____ DATASET SECTION

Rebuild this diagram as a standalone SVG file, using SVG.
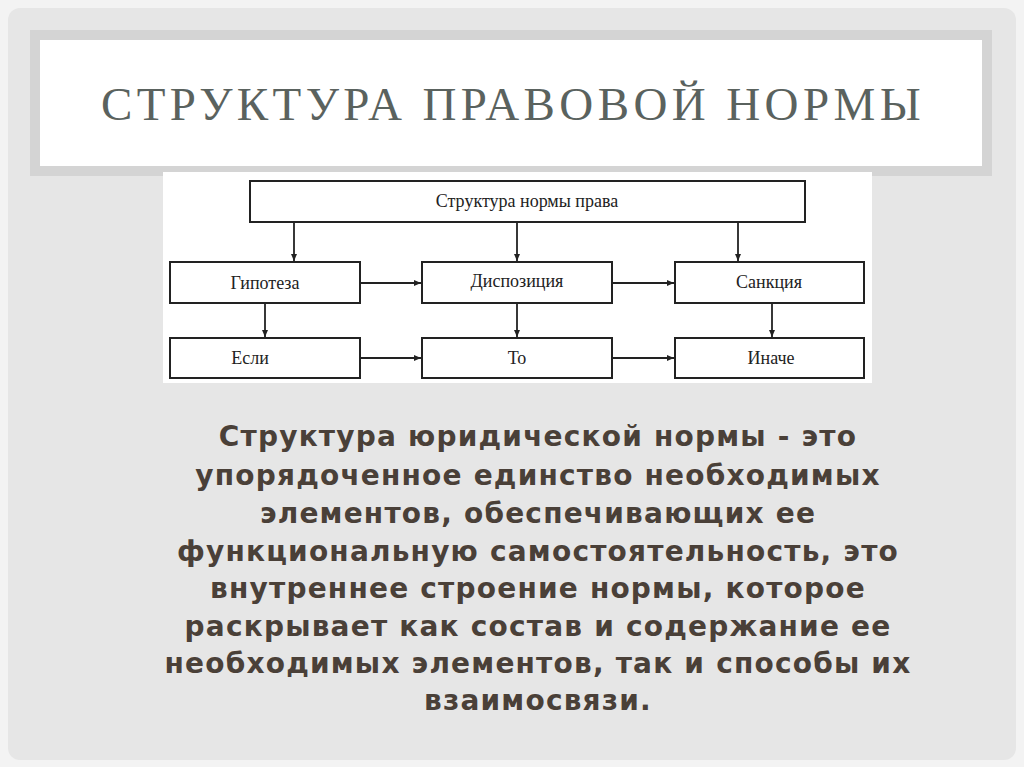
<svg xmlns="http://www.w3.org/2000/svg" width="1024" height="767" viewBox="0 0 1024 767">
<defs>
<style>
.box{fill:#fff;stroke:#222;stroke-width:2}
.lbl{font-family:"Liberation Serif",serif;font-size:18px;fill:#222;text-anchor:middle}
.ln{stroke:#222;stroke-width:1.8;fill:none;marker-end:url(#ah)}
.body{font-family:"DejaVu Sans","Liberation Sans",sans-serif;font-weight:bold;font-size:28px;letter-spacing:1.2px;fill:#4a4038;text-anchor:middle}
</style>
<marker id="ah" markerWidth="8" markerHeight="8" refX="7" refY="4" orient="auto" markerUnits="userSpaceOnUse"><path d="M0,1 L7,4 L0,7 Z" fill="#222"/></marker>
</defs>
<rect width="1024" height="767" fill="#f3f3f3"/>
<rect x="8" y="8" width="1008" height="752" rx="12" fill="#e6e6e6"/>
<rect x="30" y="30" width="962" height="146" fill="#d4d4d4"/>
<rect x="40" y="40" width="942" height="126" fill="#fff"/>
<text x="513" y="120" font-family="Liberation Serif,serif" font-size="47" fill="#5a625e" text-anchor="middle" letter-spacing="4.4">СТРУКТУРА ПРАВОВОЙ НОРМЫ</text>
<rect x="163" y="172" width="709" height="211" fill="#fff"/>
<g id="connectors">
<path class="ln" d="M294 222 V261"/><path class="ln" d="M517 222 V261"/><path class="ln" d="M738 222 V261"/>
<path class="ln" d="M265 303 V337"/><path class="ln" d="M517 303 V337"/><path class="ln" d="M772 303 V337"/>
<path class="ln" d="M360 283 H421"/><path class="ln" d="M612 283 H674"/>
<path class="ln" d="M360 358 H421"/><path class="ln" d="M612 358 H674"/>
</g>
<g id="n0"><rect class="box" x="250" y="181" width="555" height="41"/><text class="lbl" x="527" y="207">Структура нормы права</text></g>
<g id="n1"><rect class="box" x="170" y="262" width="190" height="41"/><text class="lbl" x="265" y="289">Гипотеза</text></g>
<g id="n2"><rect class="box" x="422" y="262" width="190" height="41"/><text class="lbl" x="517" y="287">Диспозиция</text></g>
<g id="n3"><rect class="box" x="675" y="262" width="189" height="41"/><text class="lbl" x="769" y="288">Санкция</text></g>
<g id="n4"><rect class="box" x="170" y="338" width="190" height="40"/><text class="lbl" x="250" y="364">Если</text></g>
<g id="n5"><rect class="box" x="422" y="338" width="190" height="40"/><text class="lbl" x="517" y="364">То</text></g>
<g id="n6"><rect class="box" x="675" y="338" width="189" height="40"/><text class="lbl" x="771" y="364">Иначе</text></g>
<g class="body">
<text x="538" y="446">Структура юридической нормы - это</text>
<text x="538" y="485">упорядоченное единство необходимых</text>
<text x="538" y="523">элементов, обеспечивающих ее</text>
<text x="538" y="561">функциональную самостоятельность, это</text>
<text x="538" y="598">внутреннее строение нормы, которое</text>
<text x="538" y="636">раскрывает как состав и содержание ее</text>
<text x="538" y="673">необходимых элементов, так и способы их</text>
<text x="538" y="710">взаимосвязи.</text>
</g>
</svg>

________

Produce an exact copy of each line of data, skipping embedded images.

Rebuild this diagram as a standalone SVG file, using SVG.
<svg xmlns="http://www.w3.org/2000/svg" width="1024" height="767" viewBox="0 0 1024 767">
<defs>
<style>
.box{fill:#fff;stroke:#222;stroke-width:2}
.lbl{font-family:"Liberation Serif",serif;font-size:18px;fill:#222;text-anchor:middle}
.ln{stroke:#222;stroke-width:1.8;fill:none;marker-end:url(#ah)}
.body{font-family:"DejaVu Sans","Liberation Sans",sans-serif;font-weight:bold;font-size:28px;letter-spacing:1.2px;fill:#4a4038;text-anchor:middle}
</style>
<marker id="ah" markerWidth="8" markerHeight="8" refX="7" refY="4" orient="auto" markerUnits="userSpaceOnUse"><path d="M0,1 L7,4 L0,7 Z" fill="#222"/></marker>
</defs>
<rect width="1024" height="767" fill="#f3f3f3"/>
<rect x="8" y="8" width="1008" height="752" rx="12" fill="#e6e6e6"/>
<rect x="30" y="30" width="962" height="146" fill="#d4d4d4"/>
<rect x="40" y="40" width="942" height="126" fill="#fff"/>
<text x="513" y="120" font-family="Liberation Serif,serif" font-size="47" fill="#5a625e" text-anchor="middle" letter-spacing="4.4">СТРУКТУРА ПРАВОВОЙ НОРМЫ</text>
<rect x="163" y="172" width="709" height="211" fill="#fff"/>
<g id="connectors">
<path class="ln" d="M294 222 V261"/><path class="ln" d="M517 222 V261"/><path class="ln" d="M738 222 V261"/>
<path class="ln" d="M265 303 V337"/><path class="ln" d="M517 303 V337"/><path class="ln" d="M772 303 V337"/>
<path class="ln" d="M360 283 H421"/><path class="ln" d="M612 283 H674"/>
<path class="ln" d="M360 358 H421"/><path class="ln" d="M612 358 H674"/>
</g>
<g id="n0"><rect class="box" x="250" y="181" width="555" height="41"/><text class="lbl" x="527" y="207">Структура нормы права</text></g>
<g id="n1"><rect class="box" x="170" y="262" width="190" height="41"/><text class="lbl" x="265" y="289">Гипотеза</text></g>
<g id="n2"><rect class="box" x="422" y="262" width="190" height="41"/><text class="lbl" x="517" y="287">Диспозиция</text></g>
<g id="n3"><rect class="box" x="675" y="262" width="189" height="41"/><text class="lbl" x="769" y="288">Санкция</text></g>
<g id="n4"><rect class="box" x="170" y="338" width="190" height="40"/><text class="lbl" x="250" y="364">Если</text></g>
<g id="n5"><rect class="box" x="422" y="338" width="190" height="40"/><text class="lbl" x="517" y="364">То</text></g>
<g id="n6"><rect class="box" x="675" y="338" width="189" height="40"/><text class="lbl" x="771" y="364">Иначе</text></g>
<g class="body">
<text x="538" y="446">Структура юридической нормы - это</text>
<text x="538" y="485">упорядоченное единство необходимых</text>
<text x="538" y="523">элементов, обеспечивающих ее</text>
<text x="538" y="561">функциональную самостоятельность, это</text>
<text x="538" y="598">внутреннее строение нормы, которое</text>
<text x="538" y="636">раскрывает как состав и содержание ее</text>
<text x="538" y="673">необходимых элементов, так и способы их</text>
<text x="538" y="710">взаимосвязи.</text>
</g>
</svg>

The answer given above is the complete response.